The Bible instructs us to “Train up a child in the way he should go: and when he is old, he will not depart from it,” Proverbs 22:6. Did you know the entire book of Proverbs is fundamentally a parenting book? Have you looked at it? Unfortunately, religious institutions have done a poor job of equipping people for godly parenting because that requires taking unpopular stands and purporting ideals and moral absolutes that our “enlightened society” has eschewed.
But you are at a crossroads with your children . . . and you’re set up to fail—unless you make some hard, personally inconvenient, and counter-cultural decisions, and soon.
The following is a partial list of parenting guidelines that every modern parent should seriously consider. Many of them will offend you. But they represent the ideal. To be sure, there will be legitimate exceptions to these ideals, such as the provision of a two-parent home, for example. But the law of the ideal recognizes that the farther we stray from that ideal, the more vulnerable we are.
We’ve become a society which discredits ideals by their exceptions, and so are unable to learn from them. But they are a real, immovable, and life-changing hope for all who will adopt them.
- Establish yourself and your household upon the Word of God—Your children will sooner become who you are than who you tell them to be. Get into a Bible-believing church that teaches and supports godly parenting. Even if you’re not “religious,” you will glean wisdom and establish relationships that will benefit you and your children for a lifetime.
- Marry the one you live with (or make babies with)—Stop sleeping around or giving yourself away to those who won’t commit their lives, income, and involvement to you and your current or subsequent babies. No parent should subject their child to planned illegitimacy, right? Legal marriage—and not “love”—is the commitment, and a married, two-parent home is God’s design.
- Discover the playpen and high Chair—and take a pack-n-play with you everywhere! Children need to learn to endure boundaries. Artificial confinement teaches this, ensures safety, and allows you (and others) to enjoy the presence of your children. Their boundaries are your liberation.
- First-time obedience—Tell a child something once. If they disobey, punish them immediately. Why should the count of “three” be any different than “one”? If they demand, “Why?” before obedience, their response is equivalent to disobedience. If anything, answer to them, “After you obey, I’ll explain it to you.” If they’re merely seeking clarification of your instructions, then it is coming from a compliant heart! First-time obedience needs to become the culture and norm of your home. Don’t fall into the trap of reasoning with a youngster as a precondition of their compliance. Much like basic Christian discipleship, we learn God’s ways not by incessant pursuit of understanding, but by first obeying Him. It is then we learn to think like Him, as well.

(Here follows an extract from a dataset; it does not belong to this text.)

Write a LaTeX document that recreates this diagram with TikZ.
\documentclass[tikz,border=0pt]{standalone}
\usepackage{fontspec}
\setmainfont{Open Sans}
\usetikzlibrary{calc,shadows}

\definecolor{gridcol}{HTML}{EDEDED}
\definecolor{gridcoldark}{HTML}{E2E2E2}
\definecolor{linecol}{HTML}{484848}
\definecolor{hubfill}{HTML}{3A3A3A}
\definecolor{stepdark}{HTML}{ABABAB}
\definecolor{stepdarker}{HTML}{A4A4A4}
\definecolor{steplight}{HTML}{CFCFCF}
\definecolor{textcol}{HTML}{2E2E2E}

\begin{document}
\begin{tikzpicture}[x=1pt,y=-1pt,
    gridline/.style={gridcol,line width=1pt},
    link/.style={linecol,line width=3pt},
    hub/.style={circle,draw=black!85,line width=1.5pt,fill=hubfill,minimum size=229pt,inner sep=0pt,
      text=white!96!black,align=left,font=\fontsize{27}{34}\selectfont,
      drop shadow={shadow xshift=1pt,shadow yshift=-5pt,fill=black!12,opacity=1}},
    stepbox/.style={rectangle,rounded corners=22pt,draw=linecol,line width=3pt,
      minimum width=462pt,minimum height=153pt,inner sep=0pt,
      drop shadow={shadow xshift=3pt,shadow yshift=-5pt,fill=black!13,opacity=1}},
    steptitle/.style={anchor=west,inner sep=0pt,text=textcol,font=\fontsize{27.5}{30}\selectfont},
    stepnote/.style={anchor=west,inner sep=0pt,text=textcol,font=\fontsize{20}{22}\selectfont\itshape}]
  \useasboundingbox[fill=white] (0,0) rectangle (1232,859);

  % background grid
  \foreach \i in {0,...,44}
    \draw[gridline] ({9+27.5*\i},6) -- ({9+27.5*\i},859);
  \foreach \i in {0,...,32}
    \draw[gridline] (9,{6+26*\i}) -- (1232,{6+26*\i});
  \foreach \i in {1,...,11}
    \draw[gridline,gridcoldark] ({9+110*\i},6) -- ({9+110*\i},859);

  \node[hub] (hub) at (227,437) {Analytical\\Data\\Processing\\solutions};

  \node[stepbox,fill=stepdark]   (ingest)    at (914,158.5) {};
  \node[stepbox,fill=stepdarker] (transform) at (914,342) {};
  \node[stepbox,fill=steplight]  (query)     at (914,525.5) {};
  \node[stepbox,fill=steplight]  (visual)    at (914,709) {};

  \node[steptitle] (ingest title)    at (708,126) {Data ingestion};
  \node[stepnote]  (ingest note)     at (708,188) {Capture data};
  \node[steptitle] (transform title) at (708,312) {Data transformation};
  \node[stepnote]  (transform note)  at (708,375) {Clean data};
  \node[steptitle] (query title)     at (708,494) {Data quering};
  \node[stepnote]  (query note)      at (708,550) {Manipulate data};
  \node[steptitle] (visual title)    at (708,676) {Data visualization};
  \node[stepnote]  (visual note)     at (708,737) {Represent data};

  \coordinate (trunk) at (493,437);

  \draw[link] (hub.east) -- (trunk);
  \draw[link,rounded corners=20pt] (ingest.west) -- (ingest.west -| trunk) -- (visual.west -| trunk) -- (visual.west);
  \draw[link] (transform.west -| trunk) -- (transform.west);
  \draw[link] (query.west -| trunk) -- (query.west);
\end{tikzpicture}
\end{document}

- Stay-at-home Mom—Yes, I hear the chorus of exceptions! “Father-abandonment,” “unemployed dad,” “sick or disabled father.” In my own family, we have experienced legitimate cases of all of these, which required a mother to work. But can we still acknowledge that it’s not the ideal? I’m counseling that you not intentionally plan your life and parenting according to the notion that daycare can replace mom. It most certainly cannot! Neither can grandma or a babysitter. And the farther we migrate from the ideal—for whatever reason, legitimate or not—the result is still that someone other than you gets to impart their brand of training and morals (or lack thereof) into the foundation of your child. It is an inequity of values to intentionally exchange that unredeemable mommy time with your children in the name of “giving your children more” financially. Moving into a small trailer and driving an old car constitute wiser investments than all the riches and opportunities you’re hoping will compensate for your absence.
- Homeschool, if possible—Homeschooling is about moral character, family, and limiting random socialization, NOT education (or winning spelling bees). But studies continue to affirm that the fruit of these initiatives is superior academics, with homeschooled students ranking compositely in the 86th percentile in nationally standardized tests (National Home Education Research Institute’s Progress Report, 2009). Modern curricula with online options and step-by-step teaching guides and tests have made it more feasible than ever for the average family to excel at this, with the per-child cost in many cases averaging under $50/month.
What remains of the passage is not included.